### Exercise brief
Exactly retype the lines from the top of the data through the line containing "org_y = [12.7, 30.0, 26.6, 17.4, 4.7, 4.7, 2.35]", leaving out every picture.

··· Source excerpt ···

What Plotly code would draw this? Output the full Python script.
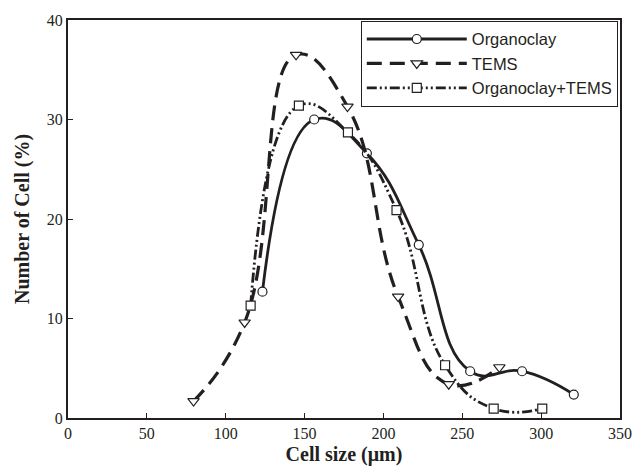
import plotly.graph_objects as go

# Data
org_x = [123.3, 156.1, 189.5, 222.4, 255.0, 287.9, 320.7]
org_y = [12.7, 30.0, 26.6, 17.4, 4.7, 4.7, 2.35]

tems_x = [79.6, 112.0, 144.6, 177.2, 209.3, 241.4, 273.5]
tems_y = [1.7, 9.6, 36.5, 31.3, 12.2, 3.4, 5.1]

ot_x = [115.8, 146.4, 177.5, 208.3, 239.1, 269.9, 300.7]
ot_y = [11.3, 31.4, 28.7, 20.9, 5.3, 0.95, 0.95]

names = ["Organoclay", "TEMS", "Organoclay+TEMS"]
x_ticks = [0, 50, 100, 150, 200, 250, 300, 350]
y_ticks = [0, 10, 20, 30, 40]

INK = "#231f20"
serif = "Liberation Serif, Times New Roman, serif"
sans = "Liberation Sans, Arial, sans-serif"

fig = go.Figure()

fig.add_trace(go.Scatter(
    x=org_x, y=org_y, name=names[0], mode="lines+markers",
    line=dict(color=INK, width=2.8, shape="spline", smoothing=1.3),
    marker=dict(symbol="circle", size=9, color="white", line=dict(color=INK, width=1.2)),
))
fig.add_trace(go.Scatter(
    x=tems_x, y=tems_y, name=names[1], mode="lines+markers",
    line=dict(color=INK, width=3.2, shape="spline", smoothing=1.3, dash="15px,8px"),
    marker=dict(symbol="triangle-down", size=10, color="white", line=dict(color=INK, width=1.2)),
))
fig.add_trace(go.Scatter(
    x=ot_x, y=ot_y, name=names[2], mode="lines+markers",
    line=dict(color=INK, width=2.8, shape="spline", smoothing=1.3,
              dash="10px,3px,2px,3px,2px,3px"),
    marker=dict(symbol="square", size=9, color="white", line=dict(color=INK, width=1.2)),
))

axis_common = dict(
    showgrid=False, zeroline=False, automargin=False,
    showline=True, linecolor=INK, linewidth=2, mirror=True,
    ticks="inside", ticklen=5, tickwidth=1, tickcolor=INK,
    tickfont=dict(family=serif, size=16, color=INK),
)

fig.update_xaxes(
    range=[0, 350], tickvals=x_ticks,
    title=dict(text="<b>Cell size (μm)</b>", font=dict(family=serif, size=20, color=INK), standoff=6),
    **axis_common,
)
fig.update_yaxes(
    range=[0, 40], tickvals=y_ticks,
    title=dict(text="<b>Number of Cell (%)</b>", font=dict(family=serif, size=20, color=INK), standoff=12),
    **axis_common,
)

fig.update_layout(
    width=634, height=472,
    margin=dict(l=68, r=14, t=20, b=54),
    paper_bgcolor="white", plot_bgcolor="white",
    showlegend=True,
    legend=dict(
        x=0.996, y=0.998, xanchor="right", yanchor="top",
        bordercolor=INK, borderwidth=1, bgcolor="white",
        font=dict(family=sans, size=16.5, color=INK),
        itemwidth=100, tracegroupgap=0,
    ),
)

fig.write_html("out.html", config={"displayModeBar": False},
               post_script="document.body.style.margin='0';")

···

### Result of this task
What Plotly code would draw this? Output the full Python script.
import plotly.graph_objects as go

# Data
org_x = [123.3, 156.1, 189.5, 222.4, 255.0, 287.9, 320.7]
org_y = [12.7, 30.0, 26.6, 17.4, 4.7, 4.7, 2.35]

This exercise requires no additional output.